When I first started college, I made the mistake of thinking my interest in courses would somehow make up for how extremely demanding they were. I took four courses with immense amounts of reading and writing: Intro to Political Philosophy, Intro to Peace, Justice and Human Rights, On (Non)Violence and Basic Intermediate Spanish. Don’t let the “intro” fool you, those are some of the hardest college classes I’ve ever taken. I sometimes drowned in hundreds of pages of reading on top of complex content and lengthy essays.

While I was initially eager to be in these intellectually challenging courses, throughout the semester that interest began to dry up in the face of overwhelming stress. Showing up to class donning the “college-chic” look of messy hair, sweatpants and increasing amounts of despair became my reality. I dreaded reading books and articles I normally would have found fascinating, knowing I would be up until 3 or 4 a.m. trying to power through them as I did almost every night that semester.

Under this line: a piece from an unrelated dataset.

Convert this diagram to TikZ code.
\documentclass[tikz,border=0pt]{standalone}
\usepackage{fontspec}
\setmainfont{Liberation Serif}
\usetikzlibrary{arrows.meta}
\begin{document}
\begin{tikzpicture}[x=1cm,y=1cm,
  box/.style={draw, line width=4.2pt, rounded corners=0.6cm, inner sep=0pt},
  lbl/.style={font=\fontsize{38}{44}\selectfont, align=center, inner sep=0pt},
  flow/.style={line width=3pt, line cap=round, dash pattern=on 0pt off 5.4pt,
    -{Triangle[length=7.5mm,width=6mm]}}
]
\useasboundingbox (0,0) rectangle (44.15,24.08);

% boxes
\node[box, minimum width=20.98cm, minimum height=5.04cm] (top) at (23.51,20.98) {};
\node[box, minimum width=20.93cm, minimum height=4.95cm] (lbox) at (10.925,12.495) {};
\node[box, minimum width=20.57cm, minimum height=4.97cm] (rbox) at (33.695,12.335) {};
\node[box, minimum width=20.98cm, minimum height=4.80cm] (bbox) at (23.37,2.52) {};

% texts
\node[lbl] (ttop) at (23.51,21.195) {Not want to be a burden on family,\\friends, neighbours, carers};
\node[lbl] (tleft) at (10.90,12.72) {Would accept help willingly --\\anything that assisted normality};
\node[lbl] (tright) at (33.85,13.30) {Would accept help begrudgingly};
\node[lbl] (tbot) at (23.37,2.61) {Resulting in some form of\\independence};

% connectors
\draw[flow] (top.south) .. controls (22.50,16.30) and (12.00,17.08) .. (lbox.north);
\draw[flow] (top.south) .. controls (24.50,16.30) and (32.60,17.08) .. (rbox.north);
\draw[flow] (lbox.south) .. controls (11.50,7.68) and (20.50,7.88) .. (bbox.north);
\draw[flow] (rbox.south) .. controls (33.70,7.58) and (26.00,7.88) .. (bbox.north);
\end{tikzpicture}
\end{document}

I thankfully got through the semester, but wow had my perspective changed. I didn’t have much say in my college classes the following spring due to their availability, my schedule and requirements, but sophomore year I got a chance to make a change.

I vowed to take the easiest classes I could possibly find to fulfill the distribution requirements of three social science, humanities and natural science classes, which were each in two different departments for each area of study. Regardless of whether I cared about the topic or not, I was going to finally have a semester that felt manageable without extraordinary amounts of work.

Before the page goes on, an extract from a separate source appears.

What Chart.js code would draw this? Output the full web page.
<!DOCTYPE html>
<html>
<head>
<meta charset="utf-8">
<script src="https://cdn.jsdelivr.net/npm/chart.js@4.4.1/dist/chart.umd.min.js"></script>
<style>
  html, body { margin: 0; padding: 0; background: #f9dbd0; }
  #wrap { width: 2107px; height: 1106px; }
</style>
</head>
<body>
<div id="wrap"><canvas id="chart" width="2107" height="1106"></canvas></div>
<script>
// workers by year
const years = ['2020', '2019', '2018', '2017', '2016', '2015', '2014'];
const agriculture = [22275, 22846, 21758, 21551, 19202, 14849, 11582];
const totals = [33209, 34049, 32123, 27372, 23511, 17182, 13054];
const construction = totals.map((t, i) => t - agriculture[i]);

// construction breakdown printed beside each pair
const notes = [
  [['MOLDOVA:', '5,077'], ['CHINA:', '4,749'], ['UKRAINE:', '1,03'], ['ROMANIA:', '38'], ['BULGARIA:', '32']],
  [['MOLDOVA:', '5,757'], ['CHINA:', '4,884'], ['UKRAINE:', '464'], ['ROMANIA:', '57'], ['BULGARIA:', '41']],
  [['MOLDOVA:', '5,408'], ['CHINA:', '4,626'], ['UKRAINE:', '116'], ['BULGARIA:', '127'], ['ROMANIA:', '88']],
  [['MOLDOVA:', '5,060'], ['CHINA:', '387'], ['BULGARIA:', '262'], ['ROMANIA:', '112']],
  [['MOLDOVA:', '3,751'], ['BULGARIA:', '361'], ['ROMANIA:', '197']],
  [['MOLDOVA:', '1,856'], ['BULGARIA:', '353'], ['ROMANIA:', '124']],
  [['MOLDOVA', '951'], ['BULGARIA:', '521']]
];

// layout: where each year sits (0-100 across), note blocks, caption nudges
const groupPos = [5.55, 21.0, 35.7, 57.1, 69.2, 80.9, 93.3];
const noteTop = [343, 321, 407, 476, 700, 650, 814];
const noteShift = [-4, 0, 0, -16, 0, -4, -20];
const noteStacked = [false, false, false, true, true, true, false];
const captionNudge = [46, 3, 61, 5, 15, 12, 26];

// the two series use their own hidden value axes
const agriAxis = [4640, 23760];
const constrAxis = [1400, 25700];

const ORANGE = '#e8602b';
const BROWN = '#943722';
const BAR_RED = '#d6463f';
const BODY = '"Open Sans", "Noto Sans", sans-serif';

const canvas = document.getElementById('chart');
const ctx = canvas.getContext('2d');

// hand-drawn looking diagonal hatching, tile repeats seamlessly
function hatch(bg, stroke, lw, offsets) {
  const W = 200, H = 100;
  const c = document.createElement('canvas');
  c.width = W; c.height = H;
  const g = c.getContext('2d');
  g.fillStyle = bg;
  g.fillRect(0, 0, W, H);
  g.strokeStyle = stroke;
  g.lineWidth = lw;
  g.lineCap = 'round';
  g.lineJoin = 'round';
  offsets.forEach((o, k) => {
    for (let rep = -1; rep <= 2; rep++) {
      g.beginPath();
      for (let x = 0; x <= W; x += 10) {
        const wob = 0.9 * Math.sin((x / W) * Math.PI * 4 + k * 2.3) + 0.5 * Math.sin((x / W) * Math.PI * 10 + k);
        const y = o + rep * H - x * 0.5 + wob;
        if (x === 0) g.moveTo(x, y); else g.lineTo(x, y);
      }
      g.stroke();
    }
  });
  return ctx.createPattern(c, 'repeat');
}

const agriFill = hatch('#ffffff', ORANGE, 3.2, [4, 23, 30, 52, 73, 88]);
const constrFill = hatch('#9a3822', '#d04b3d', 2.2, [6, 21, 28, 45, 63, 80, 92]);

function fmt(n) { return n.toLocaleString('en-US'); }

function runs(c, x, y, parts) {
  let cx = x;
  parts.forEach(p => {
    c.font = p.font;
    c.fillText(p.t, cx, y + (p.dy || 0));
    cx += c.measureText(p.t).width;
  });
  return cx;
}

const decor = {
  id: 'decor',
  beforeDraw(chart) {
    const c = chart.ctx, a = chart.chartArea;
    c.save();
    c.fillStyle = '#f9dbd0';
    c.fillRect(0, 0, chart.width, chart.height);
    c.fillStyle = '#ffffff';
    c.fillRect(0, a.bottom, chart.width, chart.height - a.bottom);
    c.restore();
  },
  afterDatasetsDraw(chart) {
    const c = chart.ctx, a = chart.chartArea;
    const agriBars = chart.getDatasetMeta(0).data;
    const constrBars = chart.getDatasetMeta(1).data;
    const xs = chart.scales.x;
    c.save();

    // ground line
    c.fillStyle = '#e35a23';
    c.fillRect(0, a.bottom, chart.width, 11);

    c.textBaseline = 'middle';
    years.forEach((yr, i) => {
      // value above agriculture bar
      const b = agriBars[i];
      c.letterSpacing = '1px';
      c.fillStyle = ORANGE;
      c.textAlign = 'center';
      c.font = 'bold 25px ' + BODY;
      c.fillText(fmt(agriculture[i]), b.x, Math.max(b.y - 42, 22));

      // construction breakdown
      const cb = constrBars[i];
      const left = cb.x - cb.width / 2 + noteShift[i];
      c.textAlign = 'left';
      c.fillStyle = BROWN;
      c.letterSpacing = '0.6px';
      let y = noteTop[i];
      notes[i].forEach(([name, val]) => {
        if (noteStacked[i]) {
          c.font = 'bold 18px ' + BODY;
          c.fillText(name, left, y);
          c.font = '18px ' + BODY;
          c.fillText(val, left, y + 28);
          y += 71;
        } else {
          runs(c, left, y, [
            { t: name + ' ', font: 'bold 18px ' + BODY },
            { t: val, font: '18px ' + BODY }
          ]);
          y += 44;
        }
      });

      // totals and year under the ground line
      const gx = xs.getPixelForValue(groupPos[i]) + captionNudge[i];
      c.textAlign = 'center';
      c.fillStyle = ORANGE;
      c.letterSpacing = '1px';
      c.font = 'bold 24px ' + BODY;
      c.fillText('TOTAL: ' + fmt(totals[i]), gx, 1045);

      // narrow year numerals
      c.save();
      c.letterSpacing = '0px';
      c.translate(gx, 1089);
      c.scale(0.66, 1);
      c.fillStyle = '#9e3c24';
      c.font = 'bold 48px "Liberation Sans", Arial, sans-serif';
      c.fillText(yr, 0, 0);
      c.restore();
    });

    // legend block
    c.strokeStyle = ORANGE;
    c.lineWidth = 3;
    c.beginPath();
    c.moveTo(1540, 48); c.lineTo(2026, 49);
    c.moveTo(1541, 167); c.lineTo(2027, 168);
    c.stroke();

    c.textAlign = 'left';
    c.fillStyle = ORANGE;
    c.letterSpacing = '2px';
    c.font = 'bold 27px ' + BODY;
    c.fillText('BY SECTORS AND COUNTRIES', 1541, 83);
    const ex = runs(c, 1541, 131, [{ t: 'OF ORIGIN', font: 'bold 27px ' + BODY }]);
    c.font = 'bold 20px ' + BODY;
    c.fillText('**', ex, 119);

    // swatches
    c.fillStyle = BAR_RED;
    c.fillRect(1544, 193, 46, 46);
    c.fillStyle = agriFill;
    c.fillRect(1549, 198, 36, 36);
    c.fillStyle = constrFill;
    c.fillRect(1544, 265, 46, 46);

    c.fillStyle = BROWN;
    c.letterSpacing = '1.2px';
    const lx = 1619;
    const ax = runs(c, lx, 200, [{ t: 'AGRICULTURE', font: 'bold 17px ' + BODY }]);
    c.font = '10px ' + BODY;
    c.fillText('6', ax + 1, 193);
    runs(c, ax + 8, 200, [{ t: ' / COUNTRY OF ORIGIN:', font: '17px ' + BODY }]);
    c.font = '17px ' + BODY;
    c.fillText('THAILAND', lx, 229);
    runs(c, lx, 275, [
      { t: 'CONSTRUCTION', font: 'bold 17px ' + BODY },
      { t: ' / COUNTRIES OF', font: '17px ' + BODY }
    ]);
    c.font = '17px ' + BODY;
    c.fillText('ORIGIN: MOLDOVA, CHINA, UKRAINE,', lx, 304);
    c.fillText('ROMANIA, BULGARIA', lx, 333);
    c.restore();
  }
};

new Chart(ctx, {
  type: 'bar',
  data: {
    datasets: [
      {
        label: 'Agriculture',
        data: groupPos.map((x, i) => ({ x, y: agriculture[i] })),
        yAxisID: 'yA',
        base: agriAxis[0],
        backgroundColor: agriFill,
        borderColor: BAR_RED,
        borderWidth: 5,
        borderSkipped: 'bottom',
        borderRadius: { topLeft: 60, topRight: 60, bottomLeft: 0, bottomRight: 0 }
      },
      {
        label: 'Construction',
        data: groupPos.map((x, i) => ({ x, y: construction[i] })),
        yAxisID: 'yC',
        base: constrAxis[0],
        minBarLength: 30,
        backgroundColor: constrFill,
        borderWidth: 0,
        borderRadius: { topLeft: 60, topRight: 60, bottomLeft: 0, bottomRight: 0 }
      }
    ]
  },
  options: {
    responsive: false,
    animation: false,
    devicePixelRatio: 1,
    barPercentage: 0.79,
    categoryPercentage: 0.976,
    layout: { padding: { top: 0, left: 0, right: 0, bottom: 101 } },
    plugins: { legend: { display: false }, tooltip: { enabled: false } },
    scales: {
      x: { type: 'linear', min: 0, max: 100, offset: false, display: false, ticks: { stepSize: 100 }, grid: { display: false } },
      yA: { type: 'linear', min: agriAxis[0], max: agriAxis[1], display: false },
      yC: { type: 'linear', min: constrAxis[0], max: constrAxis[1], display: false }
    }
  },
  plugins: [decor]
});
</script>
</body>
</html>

I signed up for Comparative Politics, Race, Realism and Photography, Geology 101 and Intro to Syntax. I took the latter two courses, Syntax and Geology, with no interest in their content at all, believing they were the easiest college classes that would fulfill some of my requirements. I anticipated Comparative Politics and Race, Realism and Photography to be the hardest of the bunch, but enrolled anyway as they both fulfilled requirements and were some of the few that fit my schedule that semester.

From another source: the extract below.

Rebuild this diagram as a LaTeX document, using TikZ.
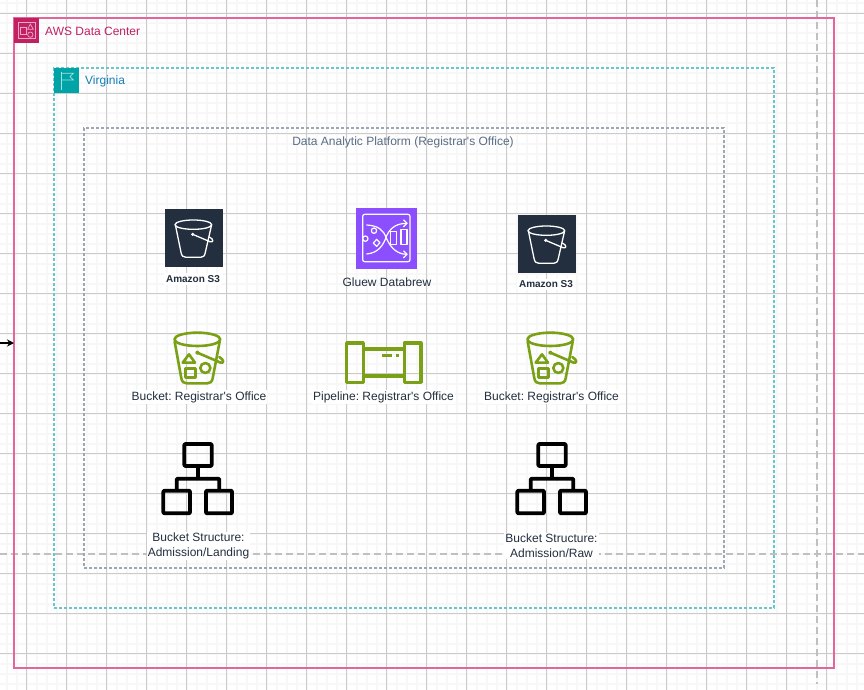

As it turns out, my “easy classes” ended up being the most frustrating. I struggled through the mires of syntax trees and the intricacies of volcano formations. Even though I was able to get great grades, I spent the entire semester simultaneously embittered and intellectually unfilled in both Syntax and Geology. I loathed every day I was trapped in the two college classes. I preferred washing the grease-covered dishes at my job in the campus cafe over completing the homework for those courses. While on paper, Syntax and Geology should have been smooth sailing because of their lighter workload (less reading and writing), I realized my aversion to their respective topics made the work feel much more arduous than any of the other college classes I’d taken in the past.

Ironically, it was my “difficult” classes that I had the best time in. A prospective political science major at the time, I found the Comparative Politics class intriguing.  Even though I thought my main interest was in political philosophy — inspired by the class I took my first-year — I had enough interest in political science on a whole to be fully engaged. Readings came easier and were finished much faster than my work for Syntax and Geology.

Race, Realism and Photography surprised me as well, which became my favorite class that semester. I needed to fulfill a humanities requirement and while at the time I did not have a strong interest in taking English courses, I was intellectually curious about race in the context of my studies, being a potential African studies minor. I had never really considered English as a major before this course, foreseeing too much work with not enough payoff, but my mind was completely changed. These two college classes made Tuesdays and Thursdays my least stressful and most intellectually rewarding days of the week.

I finally had discovered the best balance between interest and intensity. What had worked with my politics and English classes was not just that I was interested in them, but that they were also not the hardest courses in those areas I could have taken. While having significantly more work than Syntax and Geology, Comparative Politics and Race and Realism and Photography covered topics I was interested in, even if they were not the most aligned with my current academic interests. Interest does not completely counteract intensity, but it is essential to find a balance between the two in both your individual college classes and course makeup on a whole.

So that’s what I attempted to do. In the spring semester of my sophomore year, I matched classes that I was the most interested in, but were a bit heavy workload-wise, with classes that were less intense but I still had a base interest in.

A newly minted English major, 10-page essays in African American Poetry and Contemporary Poetry felt well-balanced with short problem sets in Case Studies of Chemistry and brief Moodle posts in Political Behavior. At last, I had a course load that felt both manageable and intellectually compelling. While I did not wish to pursue an academic career in chemistry or political behavior, they were stimulating enough for me to not feel thoroughly bored and frustrated in each class as I had in Syntax and Geology.

I also had the two poetry classes that allowed me to directly study my interests. By pairing the more intense poetry classes with the less heavy chemistry and political science classes, I was able to devote myself more fully to the poetry courses than I had been able to do my first semester of college. I didn’t spread myself too thin, but I also didn’t ignore my own need to be intellectually keen on the courses I take, resulting in a semester that felt healthy, productive and engaging.

Picking college classes is no easy task. The ideal courses on your favorite topics with just the right amount of coursework will not always be offered. Sometimes you will have to make sacrifices and not take your perfect class that semester because you know the workload will just be too much, but instead take a course you’re less interested in but still get somewhat excited about. You have to find the balance that works best for you, but know this: interest never makes up for intensity, and lack of intensity on paper never makes up for interest.